The dynamics of the table were a little odd, but much better than I expected. Andrew, who is socially inept and condescending, was mostly quiet and very sweet. Jamie, well, Jamie and I got along. Michelle, a shell without any personality remained such (a side note on her: One of my Italian friends is completely enamored with this girl. He says things like, ‘When I’m with her the minutes seem like seconds, the hours seem like minutes, and I never want to leave’, or ‘I’ve never felt this way about a girl before’. *cringe* I am trying to give him the benefit of the doubt, but I think she is so bland. She once said that she didn’t want to go to UCSC because all the students there are _weird_. She is very typical, Santa Barbara-white girl-alcoholic.) Unfortunately, the people I wanted there were off in other places.

Today it snowed while I was walking to class. It’s so pretty! The temperature has been about 5 degrees consistently throughout the day. I am wearing tights, wool socks, boots, pants, a tank top, a shirt, cashmere sweater, wool sweater, a thick long coat, gloves, and a scarf. I only feel warm while I’m walking. I really need a hat, but beenies look stupid on me. I thought about buying one of those cheesy poofy fur hats, but they make my head look like a mushroom. My house is always 13.5 degrees, unless we turn on the heat. Unfortunately, the insulation is really bad, so the place is warm for only as long as we keep the heat on. Last night I was wearing pj pants, fleece pants, lined jogging pants, normal socks, wool socks, a long sleeve shirt, fleece top, a sweater and gloves and I was still pretty cold. My solution is to spend most of my day at Bocconi where it is heated and temperate. Getting dressed and undressed is such an ordeal, but I’m enjoying the new experience. In a week, I will probably be tired of it. Looking cute in cold weather is hard.

From Mr. Sampson:

“If you read this, if your eyes are passing over this right now, even if we don’t speak often, please post a comment with a memory of you and me. It can be anything you want- good or bad. When you’re finished, post this little paragraph on your blog and be surprised (or moritified) about what people remember about you.”
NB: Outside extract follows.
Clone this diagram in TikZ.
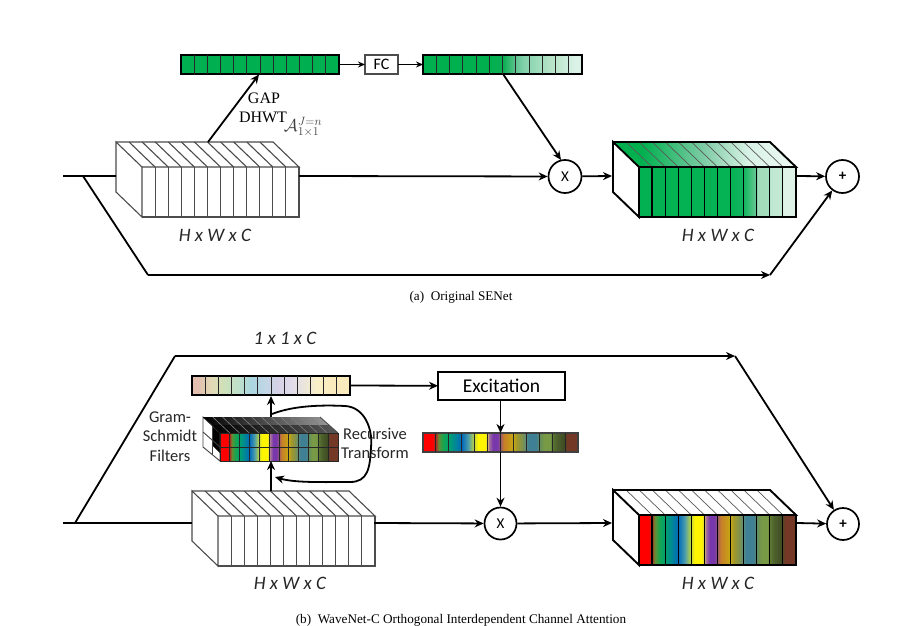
\documentclass[tikz,border=0pt]{standalone}
\usepackage{fontspec}
\setmainfont{Carlito}
\newfontfamily\capfont{Liberation Serif}
\usetikzlibrary{calc,arrows.meta}

% fills run over the whole strip, 25bp to 75bp is what shows
\pgfdeclarehorizontalshading{rainbowfill}{100bp}{
  rgb(0bp)=(1,0,0); rgb(28bp)=(1,0,0); rgb(29.2bp)=(.65,.2,.15);
  rgb(30bp)=(.4,.55,.2); rgb(31.5bp)=(.08,.65,.31); rgb(33.3bp)=(0,.63,.43);
  rgb(35.4bp)=(0,.53,.59); rgb(37.5bp)=(0,.41,.73);
  rgb(39.6bp)=(.3,.62,.67); rgb(41.7bp)=(.8,.85,.2);
  rgb(42.7bp)=(1,.96,0); rgb(45bp)=(1,.96,0); rgb(45.8bp)=(.85,.8,.35);
  rgb(46.2bp)=(.67,.47,.59); rgb(47.5bp)=(.47,.22,.67); rgb(49bp)=(.47,.22,.67); rgb(50bp)=(.6,.35,.45);
  rgb(51bp)=(.78,.49,.16); rgb(53bp)=(.78,.6,.1); rgb(54.2bp)=(.78,.67,.08);
  rgb(55bp)=(.65,.6,.15); rgb(57bp)=(.5,.57,.3); rgb(58.3bp)=(.35,.55,.51);
  rgb(59bp)=(.25,.5,.58); rgb(61.5bp)=(.25,.5,.58); rgb(62.5bp)=(.38,.55,.38);
  rgb(64bp)=(.47,.6,.27); rgb(66bp)=(.47,.6,.27); rgb(66.7bp)=(.36,.47,.2);
  rgb(68bp)=(.3,.38,.17); rgb(70.4bp)=(.25,.3,.14);
  rgb(71.5bp)=(.45,.22,.15); rgb(100bp)=(.49,.22,.16)}
\pgfdeclarehorizontalshading{pastelfill}{100bp}{
  rgb(0bp)=(.89,.75,.69); rgb(27bp)=(.89,.75,.69); rgb(31.3bp)=(.88,.86,.71); rgb(35.4bp)=(.8,.88,.73);
  rgb(39.6bp)=(.75,.88,.8); rgb(43.8bp)=(.67,.84,.88); rgb(47.9bp)=(.75,.84,.9); rgb(52.1bp)=(.84,.82,.9);
  rgb(56.3bp)=(.88,.86,.92); rgb(60.4bp)=(.92,.9,.86); rgb(64.6bp)=(.98,.94,.78); rgb(68.8bp)=(.98,.92,.75);
  rgb(100bp)=(.98,.92,.75)}
\pgfdeclarehorizontalshading{barfade}{100bp}{
  rgb(0bp)=(0,.69,.31); rgb(46bp)=(0,.69,.31); rgb(50.2bp)=(.05,.68,.33); rgb(54bp)=(.37,.77,.56);
  rgb(56.6bp)=(.51,.82,.67); rgb(60.7bp)=(.61,.86,.73); rgb(64.8bp)=(.71,.89,.78); rgb(68.9bp)=(.78,.92,.84);
  rgb(73bp)=(.86,.95,.91); rgb(100bp)=(.86,.95,.91)}
\pgfdeclarehorizontalshading{frontfade}{100bp}{
  rgb(0bp)=(0,.69,.31); rgb(54bp)=(.02,.7,.33); rgb(58.3bp)=(.07,.71,.37); rgb(62.4bp)=(.42,.79,.58);
  rgb(62.8bp)=(.63,.86,.73); rgb(66.5bp)=(.65,.87,.74); rgb(66.9bp)=(.75,.91,.82); rgb(70.6bp)=(.77,.91,.83);
  rgb(71bp)=(.87,.95,.91); rgb(100bp)=(.87,.95,.91)}
\pgfdeclarehorizontalshading{topfade}{100bp}{
  rgb(0bp)=(0,.69,.31); rgb(33bp)=(0,.69,.31); rgb(50bp)=(.5,.8,.65); rgb(62bp)=(.85,.95,.9);
  rgb(75bp)=(.94,.98,.96); rgb(100bp)=(.94,.98,.96)}
\definecolor{segreen}{RGB}{0,176,80}

% one block of 12 channels, top face and front face
\newcommand{\channelblock}[6]{
  \begin{scope}[shift={(#1)}]
    \path[#5] (0,0) -- (157,0) -- (183,25) -- (26,25) -- cycle;
    \path[#6] (26,25) rectangle (183,75);
    \foreach \i in {1,...,11} {
      \draw[#4] (\i*13.08,0) -- (26+\i*13.08,25);
      \draw[#3] (26+\i*13.08,25) -- (26+\i*13.08,75);
    }
    \draw[#2] (0,0) -- (26,25) -- (26,75) -- (0,50) -- cycle;
    \draw[#2] (0,0) -- (157,0) -- (183,25) -- (26,25);
    \draw[#2] (26,75) -- (183,75) -- (183,25);
  \end{scope}
}
\newcommand{\cellmarks}[2]{
  \foreach \i in {1,...,11}
    \draw[cellline] ($(#1.north west)+(\i*#2,0)$) -- ($(#1.south west)+(\i*#2,0)$);
}

\begin{document}
\begin{tikzpicture} [
    x=1pt, y=-1pt,
    flow/.style={line width=1.8pt, -{Stealth[length=9pt,width=8pt]}},
    thinflow/.style={line width=1.1pt, -{Stealth[length=7pt,width=6pt]}},
    plainline/.style={line width=1.8pt},
    cellline/.style={black!85, line width=0.9pt},
    stripbox/.style={draw=black, line width=1.7pt, inner sep=0pt, outer sep=0pt, minimum width=#1, minimum height=19pt},
    opcircle/.style={circle, draw=black, line width=1.7pt, fill=white, minimum size=33pt, inner sep=0pt, font=\fontsize{15}{15}\selectfont},
    grayedge/.style={black!70, line width=1.1pt},
    blackedge/.style={black, line width=1.9pt},
    blackslab/.style={black, line width=1.2pt},
    hatchline/.style={black!65, line width=0.7pt},
    sizelabel/.style={font=\fontsize{19}{22}\selectfont\itshape, inner sep=0pt, text=black!85},
    sidelabel/.style={font=\fontsize{16.5}{19.5}\selectfont, align=center, inner sep=0pt, text=black!85},
    serifcap/.style={font=\capfont\fontsize{13.2}{15}\selectfont, inner sep=0pt},
    serifop/.style={font=\capfont\fontsize{16}{18}\selectfont, inner sep=0pt}
  ]
\useasboundingbox (0,0) rectangle (910,626);

% (a) upper network
\channelblock{116,142}{grayedge}{grayedge}{grayedge}{fill=white}{fill=white}
\channelblock{613,142}{blackedge}{blackslab}{hatchline}{shading=topfade}{shading=frontfade}

\node[stripbox=158pt, fill=segreen] (gapbar) at (260,64.5) {};
\cellmarks{gapbar}{13.17}
\node[stripbox=33pt, draw=black!70, line width=1.1pt, font=\fontsize{16}{16}\selectfont] (fcbox) at (381.5,64.5) {FC};
\node[stripbox=159pt, shading=barfade] (scalebar) at (502.5,64.5) {};
\cellmarks{scalebar}{13.25}

\node[opcircle] (mula) at (565,176.5) {X};
\node[opcircle] (suma) at (842.5,176.5) {\textbf{+}};

\coordinate (ina) at (63,176);
\coordinate (splita) at (83,176);
\coordinate (cubeain) at (116,176);
\coordinate (cubeaout) at (299,176);
\coordinate (cubeatop) at (208,142);
\coordinate (gapend) at (259,74.5);
\coordinate (scaleout) at (503,74);
\coordinate (multo) at (561,160);
\coordinate (cubebin) at (612,176);
\coordinate (cubebout) at (797,176);
\coordinate (skipa) at (148,275);
\coordinate (skipb) at (770,275);

\draw[plainline] (ina) -- (cubeain);
\draw[plainline] (splita) -- (skipa);
\draw[flow] (skipa) -- (skipb);
\draw[flow] (skipb) -- (suma);
\draw[flow] (cubeaout) -- (mula);
\draw[flow] (mula) -- (cubebin);
\draw[flow] (cubebout) -- (suma);
\draw[flow] (cubeatop) -- (gapend);
\draw[flow] (scaleout) -- (multo);
\draw[thinflow] (gapbar) -- (fcbox);
\draw[thinflow] (fcbox) -- (scalebar);

\node[serifop] (gaplabel) at (264,98) {GAP};
\node[serifop] (dhwtlabel) at (263,117) {DHWT};
\node[font=\fontsize{18}{20}\selectfont, inner sep=0pt, text=black!75] (waveletlabel) at (303,127) {$\mathcal{A}_{1\times 1}^{J=n}$};
\node[sizelabel] (sizea) at (215,235) {H x W x C};
\node[sizelabel] (sizeb) at (718,235) {H x W x C};
\node[serifcap] (capa) at (461,297) {(a)\enspace Original SENet};

% (b) lower network
\channelblock{192,491}{grayedge}{grayedge}{grayedge}{fill=white}{fill=white}
\channelblock{613,490}{blackedge}{blackslab}{hatchline}{fill=white}{shading=rainbowfill}

\node[stripbox=158pt, shading=pastelfill] (pastelbar) at (271,385.5) {};
\cellmarks{pastelbar}{13.17}
\node[stripbox=127pt, minimum height=28pt, font=\fontsize{19.5}{19.5}\selectfont] (excite) at (501.5,386) {Excitation};
\node[stripbox=155pt, draw=black!75, line width=1.1pt, shading=rainbowfill] (wavebar) at (500.5,442.5) {};
\cellmarks{wavebar}{12.92}

% filter stack
\fill[white] (203,417) -- (220,433) -- (220,461) -- (203,447) -- cycle;
\fill[black] (212,425) -- (220,433) -- (220,453) -- (212,445) -- cycle;
\draw[black!75, line width=0.9pt] (203,417) -- (220,433) -- (220,461) -- (203,447) -- cycle;
\draw[black!75, line width=0.9pt] (203,432) -- (220,447);
\draw[black!75, line width=0.9pt] (212,425) -- (212,454);
\path[left color=black, middle color=black!92, right color=black!40] (203,417) -- (320,417) -- (329,425) -- (212,425) -- cycle;
\path[left color=black, middle color=black!95, right color=black!65] (212,425) -- (329,425) -- (338,433) -- (220,433) -- cycle;
\foreach \i in {1,...,11} {
  \draw[black!50, line width=0.6pt] (203+\i*9.75,417) -- (220+\i*9.75,433);
}
\draw[black!70, line width=0.9pt] (320,417) -- (338,433);
\node[stripbox=118pt, minimum height=14pt, draw=black!85, line width=1pt, shading=rainbowfill] (rowtop) at (279,440) {};
\cellmarks{rowtop}{9.83}
\node[stripbox=118pt, minimum height=14pt, draw=black!85, line width=1pt, shading=rainbowfill] (rowbot) at (279,454) {};
\cellmarks{rowbot}{9.83}

\node[opcircle, minimum size=32pt] (mulb) at (500.5,523.5) {X};
\node[opcircle, minimum size=32pt] (sumb) at (843,524) {\textbf{+}};

\coordinate (inb) at (63,523);
\coordinate (splitb) at (75,523);
\coordinate (cubecin) at (192,523);
\coordinate (cubecout) at (374,523);
\coordinate (cubectop) at (271,491);
\coordinate (stackbot) at (271,461);
\coordinate (stacktop) at (271,417);
\coordinate (pastelend) at (271,396);
\coordinate (pastelout) at (350.5,385.5);
\coordinate (cubedin) at (612,523);
\coordinate (cubedout) at (797,523);
\coordinate (skipc) at (175,356);
\coordinate (skipd) at (735,356);
\coordinate (recurstart) at (272,414);
\coordinate (recurend) at (275,477);

\draw[plainline] (inb) -- (cubecin);
\draw[plainline] (splitb) -- (skipc);
\draw[flow] (skipc) -- (skipd);
\draw[flow] (skipd) -- (sumb);
\draw[flow] (cubecout) -- (mulb);
\draw[flow] (mulb) -- (cubedin);
\draw[flow] (cubedout) -- (sumb);
\draw[flow] (cubectop) -- (stackbot);
\draw[flow] (stacktop) -- (pastelend);
\draw[flow] (pastelout) -- (excite);
\draw[flow] (excite.south -| wavebar) -- (wavebar.north);
\draw[flow] (wavebar.south) -- (mulb);
\draw[flow] (recurstart) .. controls (295,405) and (325,405) .. (345,406)
  .. controls (365,407) and (373,430) .. (371,447)
  .. controls (370,468) and (368,482) .. (350,482)
  .. controls (325,482) and (295,483) .. (recurend);

\node[sizelabel] (topsize) at (285,338) {1 x 1 x C};
\node[sidelabel] (gramlabel) at (170,436.5) {Gram-\\Schmidt\\Filters};
\node[sidelabel] (recurlabel) at (375,443.5) {Recursive\\Transform};
\node[sizelabel] (sizec) at (290,583) {H x W x C};
\node[sizelabel] (sized) at (718,583) {H x W x C};
\node[serifcap] (capb) at (461,620) {(b)\enspace WaveNet-C Orthogonal Interdependent Channel Attention};
\end{tikzpicture}
\end{document}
I miss my friends so freaking much!! Oh, and a not on my internet access: I am stealing wireless at a friend’s house, which means that I am still not totally ‘linked in’. Getting internet to a place that doesn’t already have stuff installed is another bureaucratic mess that I can’t deal with right now. It’s not worth it anymore since I’m leaving in 2 months. I have come to realize that I am entirely dependent on net to get anything done. It’s a bit unsettling.

xoxo
‘thuy’

From Mr. Sampson:

“If you read this, if your eyes are passing over this right now, even if we don’t speak often, please post a comment with a memory of you and me. It can be anything you want- good or bad. When you’re finished, post this little paragraph on your blog and be surprised (or moritified) about what people remember about you.”
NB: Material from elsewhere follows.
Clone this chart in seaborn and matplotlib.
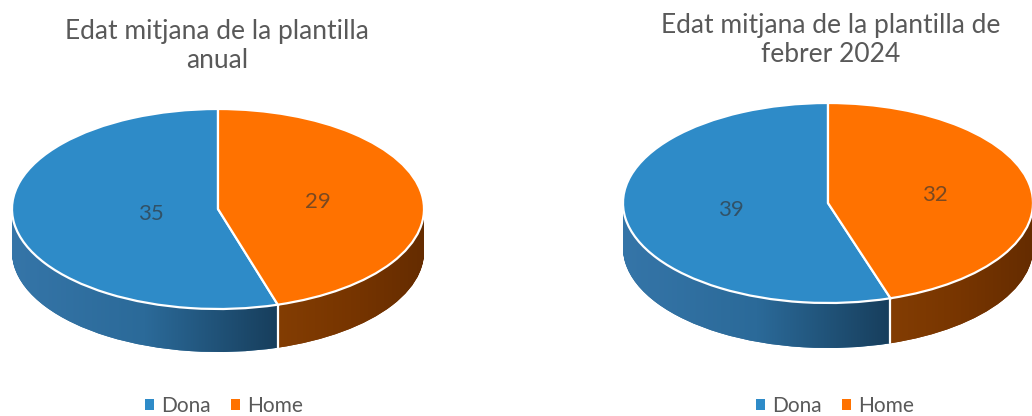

I miss my friends so freaking much!! Oh, and a not on my internet access: I am stealing wireless at a friend’s house, which means that I am still not totally ‘linked in’. Getting internet to a place that doesn’t already have stuff installed is another bureaucratic mess that I can’t deal with right now. It’s not worth it anymore since I’m leaving in 2 months. I have come to realize that I am entirely dependent on net to get anything done. It’s a bit unsettling.

xoxo
‘thuy’

The bulletin board lists 7 or so classrooms for the location of my exam. As I walk away, wondering how I know which classroom I’m supposed to be in, I see an old class mate. I turn and we smile at each other and in doing so, I miss the first stair and go tumbling down all 5. The entire hall goes silent. Yep, it’s one of those embarrassing moments where I just want to disappear into the ground. Two very sweet guys help me up.

Falling didn’t give me any insight on where my test was, so I called a classmate. She concludes that we are in room 201. We are sitting in the classroom and the students are very rowdy. They occasionally do the wave, and are constantly hollering at each other from across the room. They all start clapping occasionally. I turn to the guy next to me and ask him why everyone is clapping. “They’re clapping for the students sitting in the front row”. Oh, of course…??? Eventually the professor shows up and we realize we’re in the wrong class. We go to the international office (which is luckily on the same floor) and ask Paolo (the most amazing man it the world) how to find the location of our test. He tells us about the board downstairs. After we insist that there are no prof names nor section numbers associated with the classrooms, he goes downstairs with us to look. He examines the board, shrugs his shoulders and tells us just to look in each listed classroom for our professor. I am secretly cursing Italy again as I start to stress about the test. On the third try we find him. We sit down in the front row and the professor starts explaining the questions to us. Everyone starts laughing. Hm… I just assume the reason is that we’re foreigners and they are mocking our general inadequacies at adapting to Italy.

After the test, I stopped one of my peers in the class and ask him why everyone was laughing. He told me that people who end up sitting in the front row are either suckers or really brave. You can’t cheat in the front row, so it is the worst place to sit.